- _Provided data_
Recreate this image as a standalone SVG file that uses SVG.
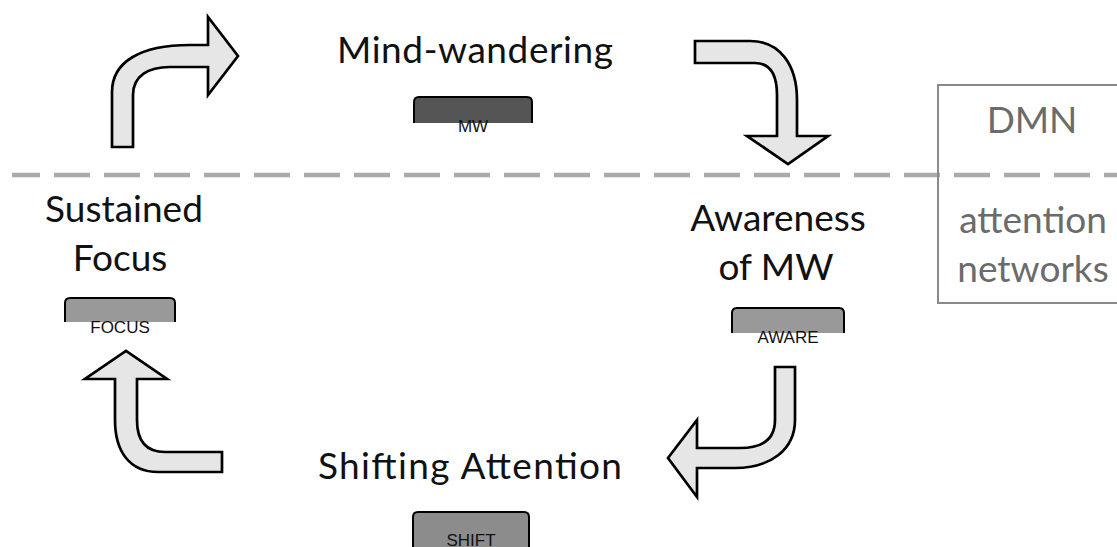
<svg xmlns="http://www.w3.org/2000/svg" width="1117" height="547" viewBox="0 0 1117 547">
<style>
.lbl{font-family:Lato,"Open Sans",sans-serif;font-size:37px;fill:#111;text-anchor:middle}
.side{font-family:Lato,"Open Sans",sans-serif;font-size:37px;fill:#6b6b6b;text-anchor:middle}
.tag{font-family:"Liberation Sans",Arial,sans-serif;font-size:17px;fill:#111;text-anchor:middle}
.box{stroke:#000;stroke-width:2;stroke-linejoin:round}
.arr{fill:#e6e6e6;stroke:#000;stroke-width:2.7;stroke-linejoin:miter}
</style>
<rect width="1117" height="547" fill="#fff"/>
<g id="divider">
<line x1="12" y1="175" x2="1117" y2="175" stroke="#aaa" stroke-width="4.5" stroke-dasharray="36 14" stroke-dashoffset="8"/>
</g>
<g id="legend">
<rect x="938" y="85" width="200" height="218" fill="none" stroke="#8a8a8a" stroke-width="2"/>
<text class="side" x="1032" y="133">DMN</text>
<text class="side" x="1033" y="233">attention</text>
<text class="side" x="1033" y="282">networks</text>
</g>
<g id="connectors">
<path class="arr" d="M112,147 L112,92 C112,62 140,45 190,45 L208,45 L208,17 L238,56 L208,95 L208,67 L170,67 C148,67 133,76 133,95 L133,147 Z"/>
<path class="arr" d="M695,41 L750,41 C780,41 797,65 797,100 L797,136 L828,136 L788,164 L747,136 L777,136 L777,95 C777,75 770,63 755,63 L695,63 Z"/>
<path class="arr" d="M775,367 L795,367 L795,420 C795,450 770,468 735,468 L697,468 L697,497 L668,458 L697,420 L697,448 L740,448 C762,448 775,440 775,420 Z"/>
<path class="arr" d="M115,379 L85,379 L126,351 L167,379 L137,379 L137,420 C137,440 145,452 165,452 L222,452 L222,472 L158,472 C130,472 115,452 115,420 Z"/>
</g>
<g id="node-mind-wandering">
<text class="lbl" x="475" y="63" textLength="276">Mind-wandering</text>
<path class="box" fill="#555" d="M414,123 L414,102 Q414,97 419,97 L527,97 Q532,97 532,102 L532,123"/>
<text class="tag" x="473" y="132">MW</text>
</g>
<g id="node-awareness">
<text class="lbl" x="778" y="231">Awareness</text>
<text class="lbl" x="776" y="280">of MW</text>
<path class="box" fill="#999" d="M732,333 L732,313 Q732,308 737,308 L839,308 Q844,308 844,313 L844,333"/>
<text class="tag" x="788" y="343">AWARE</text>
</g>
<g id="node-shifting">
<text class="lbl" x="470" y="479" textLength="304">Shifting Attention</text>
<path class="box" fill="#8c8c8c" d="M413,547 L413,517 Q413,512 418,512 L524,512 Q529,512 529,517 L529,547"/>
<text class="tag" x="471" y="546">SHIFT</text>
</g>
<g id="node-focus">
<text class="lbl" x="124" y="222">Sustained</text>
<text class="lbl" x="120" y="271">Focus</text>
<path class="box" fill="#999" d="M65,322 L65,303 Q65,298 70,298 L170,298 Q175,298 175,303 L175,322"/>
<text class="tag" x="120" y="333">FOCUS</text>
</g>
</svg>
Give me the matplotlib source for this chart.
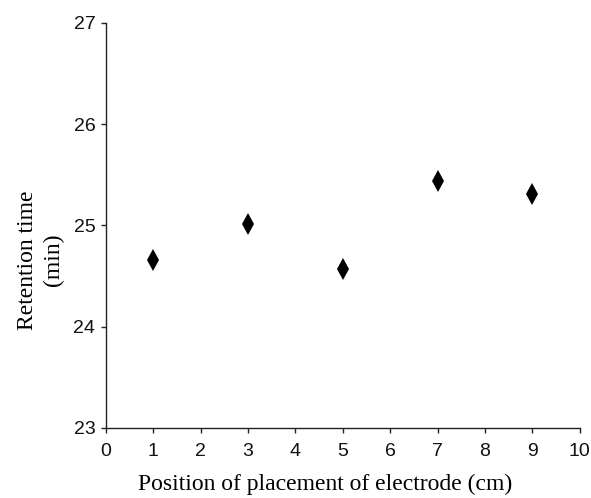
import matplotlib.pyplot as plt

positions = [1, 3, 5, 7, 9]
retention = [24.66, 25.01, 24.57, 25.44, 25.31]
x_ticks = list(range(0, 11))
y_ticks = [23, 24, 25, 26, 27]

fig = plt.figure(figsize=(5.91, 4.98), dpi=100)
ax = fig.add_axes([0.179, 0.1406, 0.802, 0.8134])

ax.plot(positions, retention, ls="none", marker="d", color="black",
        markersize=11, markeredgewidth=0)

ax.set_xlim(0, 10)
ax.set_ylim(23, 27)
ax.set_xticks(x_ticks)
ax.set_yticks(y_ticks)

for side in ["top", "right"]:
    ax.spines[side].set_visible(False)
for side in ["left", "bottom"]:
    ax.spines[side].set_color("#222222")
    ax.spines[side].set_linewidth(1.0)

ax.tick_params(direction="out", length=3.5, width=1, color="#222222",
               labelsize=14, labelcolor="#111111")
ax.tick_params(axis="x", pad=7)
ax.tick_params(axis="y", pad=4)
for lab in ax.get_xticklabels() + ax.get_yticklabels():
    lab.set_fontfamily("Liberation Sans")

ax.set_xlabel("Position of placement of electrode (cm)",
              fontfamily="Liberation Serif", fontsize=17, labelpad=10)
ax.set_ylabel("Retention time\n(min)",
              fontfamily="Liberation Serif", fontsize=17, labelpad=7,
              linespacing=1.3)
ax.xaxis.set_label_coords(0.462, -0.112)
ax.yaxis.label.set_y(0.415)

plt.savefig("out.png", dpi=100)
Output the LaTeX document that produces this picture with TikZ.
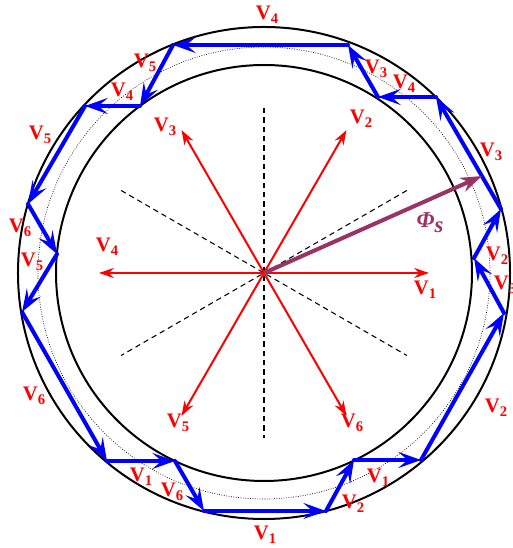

- _Exercise description_
Please retype the lines from the one that contains "Give me the matplotlib source for this chart." to the final line of the records, both included, exactly as written and without any pictures.

- _Task solution_
Give me the matplotlib source for this chart.
import matplotlib.pyplot as plt

positions = [1, 3, 5, 7, 9]
retention = [24.66, 25.01, 24.57, 25.44, 25.31]
x_ticks = list(range(0, 11))
y_ticks = [23, 24, 25, 26, 27]

fig = plt.figure(figsize=(5.91, 4.98), dpi=100)
ax = fig.add_axes([0.179, 0.1406, 0.802, 0.8134])

ax.plot(positions, retention, ls="none", marker="d", color="black",
        markersize=11, markeredgewidth=0)

ax.set_xlim(0, 10)
ax.set_ylim(23, 27)
ax.set_xticks(x_ticks)
ax.set_yticks(y_ticks)

for side in ["top", "right"]:
    ax.spines[side].set_visible(False)
for side in ["left", "bottom"]:
    ax.spines[side].set_color("#222222")
    ax.spines[side].set_linewidth(1.0)

ax.tick_params(direction="out", length=3.5, width=1, color="#222222",
               labelsize=14, labelcolor="#111111")
ax.tick_params(axis="x", pad=7)
ax.tick_params(axis="y", pad=4)
for lab in ax.get_xticklabels() + ax.get_yticklabels():
    lab.set_fontfamily("Liberation Sans")

ax.set_xlabel("Position of placement of electrode (cm)",
              fontfamily="Liberation Serif", fontsize=17, labelpad=10)
ax.set_ylabel("Retention time\n(min)",
              fontfamily="Liberation Serif", fontsize=17, labelpad=7,
              linespacing=1.3)
ax.xaxis.set_label_coords(0.462, -0.112)
ax.yaxis.label.set_y(0.415)

plt.savefig("out.png", dpi=100)
Output the LaTeX document that produces this picture with TikZ.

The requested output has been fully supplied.